Najla El Mangoush si è affrettata a definire l’incontro di Roma “casuale e non ufficiale” – durante il quale ha anche incontrato Antonio Tajani, il suo omologo italiano – e che il tavolo tra i capi delle rispettive diplomazie non ha sortito nessun documento ufficiale. Tuttavia, l’imbarazzo del “Governo della Tripolitania, telecomandato dall’Occidente”, è forte. Infatti, nessuna giustificazione è servita a placare il dissenso popolare, che ha portato la folla dei manifestanti davanti alla sede del Governo di Tripoli per chiedere la caduta dell’Esecutivo. Inoltre, altri manifestanti hanno appiccato il fuoco alla residenza del primo ministro Dbeibeh, ubicata a est della capitale. Anche in altre città della Tripolitania come Tadjourah e Zaouïa, a est e a ovest di Tripoli, si sono verificate sommosse popolari contro il Governo. Dbeibeh ha dovuto sospendere dall’incarico la ministra Najla El Mangoush, assicurando che sarà attivata una commissione che dovrà verificare, tramite un’indagine amministrativa, se la ministra abbia superato i limiti delle sue competenze. Intanto, lunedì scorso il primo ministro, sotto forte pressione politica, ha dovuto formalizzare il “licenziamento” di El Mangoush, ufficializzato nel corso di una tesa riunione all’interno dall’ambasciata palestinese di Tripoli, struttura diplomatica mantenuta totalmente con le risorse del Paese accogliente, come è generalmente di prassi negli Stati arabo-musulmani. L’ormai ex ministro Najla El Mangoush si è rifugiata in Turchia, Paese raggiunto con un aereo governativo.

La rappresentante della diplomazia di Tripoli, probabilmente, ha agito non valutando coscientemente le conseguenze di avere cercato di imboccare una strada che altri Stati arabi hanno recentemente già percorso, cioè quella della “normalizzazione dei rapporti” con Israele. Certamente, il primo ministro era a conoscenza dell’incontro; infatti, risulta che alcuni funzionari di Tripoli, in assoluto anonimato, hanno comunicato all’Associated Press che la visita a Roma era nota. Ma è anche noto che ‏Dbeibeh aveva già dato dei segnali chiari sulla volontà di aprire una strada di dialogo con Israele: una fase “embrionale” degli Accordi di Abramo.
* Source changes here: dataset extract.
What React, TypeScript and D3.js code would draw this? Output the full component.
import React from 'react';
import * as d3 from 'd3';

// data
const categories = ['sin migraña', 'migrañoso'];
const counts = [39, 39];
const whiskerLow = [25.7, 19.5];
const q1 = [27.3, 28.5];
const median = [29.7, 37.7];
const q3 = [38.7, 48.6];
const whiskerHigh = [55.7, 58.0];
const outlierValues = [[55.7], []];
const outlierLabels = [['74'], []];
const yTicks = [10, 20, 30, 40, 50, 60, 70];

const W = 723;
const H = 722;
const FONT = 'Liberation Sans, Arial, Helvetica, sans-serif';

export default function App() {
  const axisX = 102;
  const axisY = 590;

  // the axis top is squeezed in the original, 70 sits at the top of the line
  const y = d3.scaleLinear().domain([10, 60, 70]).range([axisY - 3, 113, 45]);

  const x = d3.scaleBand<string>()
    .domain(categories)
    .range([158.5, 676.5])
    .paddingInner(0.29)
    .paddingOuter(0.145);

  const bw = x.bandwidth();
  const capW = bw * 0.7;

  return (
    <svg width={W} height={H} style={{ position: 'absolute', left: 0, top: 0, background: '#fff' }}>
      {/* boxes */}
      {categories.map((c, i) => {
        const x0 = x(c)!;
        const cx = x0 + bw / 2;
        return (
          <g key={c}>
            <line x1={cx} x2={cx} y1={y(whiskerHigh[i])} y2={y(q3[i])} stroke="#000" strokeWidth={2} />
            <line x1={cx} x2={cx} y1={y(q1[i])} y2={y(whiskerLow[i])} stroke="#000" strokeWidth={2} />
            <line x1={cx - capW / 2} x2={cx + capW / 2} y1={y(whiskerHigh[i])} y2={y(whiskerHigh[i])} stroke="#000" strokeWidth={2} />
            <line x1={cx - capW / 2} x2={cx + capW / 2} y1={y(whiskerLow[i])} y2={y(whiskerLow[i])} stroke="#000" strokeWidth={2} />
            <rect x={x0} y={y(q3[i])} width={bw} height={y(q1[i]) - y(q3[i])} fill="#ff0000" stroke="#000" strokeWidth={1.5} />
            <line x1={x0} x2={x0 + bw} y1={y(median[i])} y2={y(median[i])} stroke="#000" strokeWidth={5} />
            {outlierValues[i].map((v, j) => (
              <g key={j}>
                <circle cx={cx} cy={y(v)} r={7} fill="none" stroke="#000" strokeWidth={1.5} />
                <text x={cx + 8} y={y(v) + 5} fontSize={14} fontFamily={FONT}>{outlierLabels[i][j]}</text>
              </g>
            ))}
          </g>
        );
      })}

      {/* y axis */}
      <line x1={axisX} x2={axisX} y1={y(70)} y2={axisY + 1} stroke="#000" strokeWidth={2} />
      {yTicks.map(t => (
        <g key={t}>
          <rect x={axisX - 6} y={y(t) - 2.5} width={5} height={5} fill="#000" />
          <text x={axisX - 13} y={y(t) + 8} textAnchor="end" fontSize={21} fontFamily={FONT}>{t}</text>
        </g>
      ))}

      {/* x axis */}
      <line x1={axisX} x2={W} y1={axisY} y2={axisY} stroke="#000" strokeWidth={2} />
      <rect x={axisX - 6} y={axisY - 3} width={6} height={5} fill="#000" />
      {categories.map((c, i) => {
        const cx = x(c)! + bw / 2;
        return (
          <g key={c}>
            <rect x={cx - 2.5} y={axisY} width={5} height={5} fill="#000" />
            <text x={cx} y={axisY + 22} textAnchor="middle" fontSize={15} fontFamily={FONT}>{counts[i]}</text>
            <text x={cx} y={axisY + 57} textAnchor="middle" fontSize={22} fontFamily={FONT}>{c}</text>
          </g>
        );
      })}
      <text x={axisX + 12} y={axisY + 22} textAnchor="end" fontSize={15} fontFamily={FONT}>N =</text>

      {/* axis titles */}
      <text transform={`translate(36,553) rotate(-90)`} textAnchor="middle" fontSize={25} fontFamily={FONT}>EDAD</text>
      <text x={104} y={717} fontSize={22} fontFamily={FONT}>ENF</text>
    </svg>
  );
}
Va ricordato, in un quadro più ampio, che El Mangoush ha rivelato di essersi rifiutata di incontrare qualsiasi partito che potesse rappresentare l’entità israeliana e che il Governo di Tripoli è stato ufficialmente chiaro nel mantenere la sua posizione rispetto alla “causa palestinese”. In più, Tripoli ha denunciato una strumentalizzazione da parte dei media ebraici e internazionali di quanto avvenuto a Roma, presentando il vertice come un incontro con dialoghi costruttivi. Il ministro israeliano Eli Cohen ha altresì dichiarato di aver avuto con la sua omologa tripolina la garanzia che il patrimonio culturale dell’ebraismo libico sarà preservato, attraverso anche il restauro delle sinagoghe e dei cimiteri ebraici presenti in questa regione. Aggiungendo, poi, che la posizione strategica della Libia offre enormi opportunità allo Stato di Israele.

Si tratta di un primo passo nelle relazioni tra Israele e Libia, o meglio tra Israele e la Tripolitania? Intanto gli Accordi di Abramo, sotto l’egida degli Stati Uniti, hanno visto Israele stabilire rapporti formali e utili con il Marocco, gli Emirati Arabi, il Bahrain e il Sudan, aprendo grandi spazi di dialogo con l’Arabia Saudita. Tuttavia, l’attuale politica del Governo di Benjamin Netanyahu è criticata da molti Paesi arabi, che lamentano l’ondata di violenza nella Cisgiordania occupata e la continua colonizzazione di parte di questo territorio.

Ma sugli Accordi di Abramo piange la Palestina, che vede vacillare la sua esclusiva posizione di “vittima” anche agli occhi di molti Stati del mondo arabo. In attesa che la Cirenaica di Khalifa Haftar avvii colloqui con Israele, che probabilmente potrebbero sortire interessanti sviluppi.